_INFORMATION PROVIDED:_
***
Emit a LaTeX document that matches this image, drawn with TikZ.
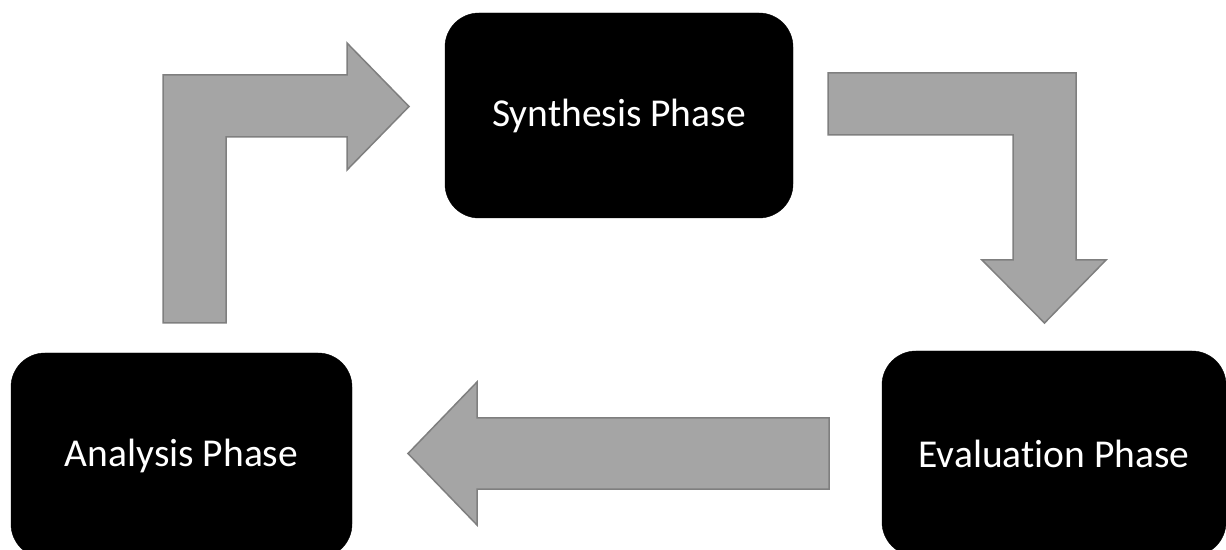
\documentclass[tikz,border=0pt]{standalone}
\usepackage{fontspec}
\setmainfont{Carlito}[Ligatures=NoCommon]
\usepackage{tikz}
\usetikzlibrary{shapes}
\definecolor{arrowgray}{HTML}{A5A5A5}
\definecolor{arrowedge}{HTML}{7F7F7F}
\tikzstyle{phase}=[rectangle, rounded corners=34pt, fill=black, draw=black, text=white,
        minimum height=205pt, text centered, font=\fontsize{39.5}{46}\selectfont]
\tikzstyle{blockarrow}=[fill=arrowgray, draw=arrowedge, line width=1.5pt, line join=miter]

\begin{document}
\begin{tikzpicture}[x=1pt, y=1pt]
\useasboundingbox (0,0) rectangle (1226,549);
\node [phase, minimum width=348pt] (syn) at (619,433.5) {Synthesis Phase};
\node [phase, minimum width=341pt] (ana) at (181.5,93.5) {Analysis Phase};
\node [phase, minimum width=344pt] (eva) at (1054,95.5) {Evaluation Phase};
% analysis -> synthesis
\draw [blockarrow] (163,226) -- (226,226) -- (226,412) -- (347,412) -- (347,379)
    -- (409,442.5) -- (347,506) -- (347,474) -- (163,474) -- cycle;
% synthesis -> evaluation
\draw [blockarrow] (828,476) -- (1076,476) -- (1076,289) -- (1106,289) -- (1044.5,226)
    -- (982,289) -- (1013,289) -- (1013,414) -- (828,414) -- cycle;
% evaluation -> analysis
\draw [blockarrow] (829,131) -- (477,131) -- (477,167) -- (408,95.5) -- (477,24)
    -- (477,60) -- (829,60) -- cycle;
\end{tikzpicture}
\end{document}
***
_PROBLEM DETAILS:_ Reproduce exactly the run of lines that opens the listing and closes with the line holding "width=1.5pt, line join=miter]". Pictures are excluded.

_SOLUTION BELOW:_
Emit a LaTeX document that matches this image, drawn with TikZ.
\documentclass[tikz,border=0pt]{standalone}
\usepackage{fontspec}
\setmainfont{Carlito}[Ligatures=NoCommon]
\usepackage{tikz}
\usetikzlibrary{shapes}
\definecolor{arrowgray}{HTML}{A5A5A5}
\definecolor{arrowedge}{HTML}{7F7F7F}
\tikzstyle{phase}=[rectangle, rounded corners=34pt, fill=black, draw=black, text=white,
        minimum height=205pt, text centered, font=\fontsize{39.5}{46}\selectfont]
\tikzstyle{blockarrow}=[fill=arrowgray, draw=arrowedge, line width=1.5pt, line join=miter]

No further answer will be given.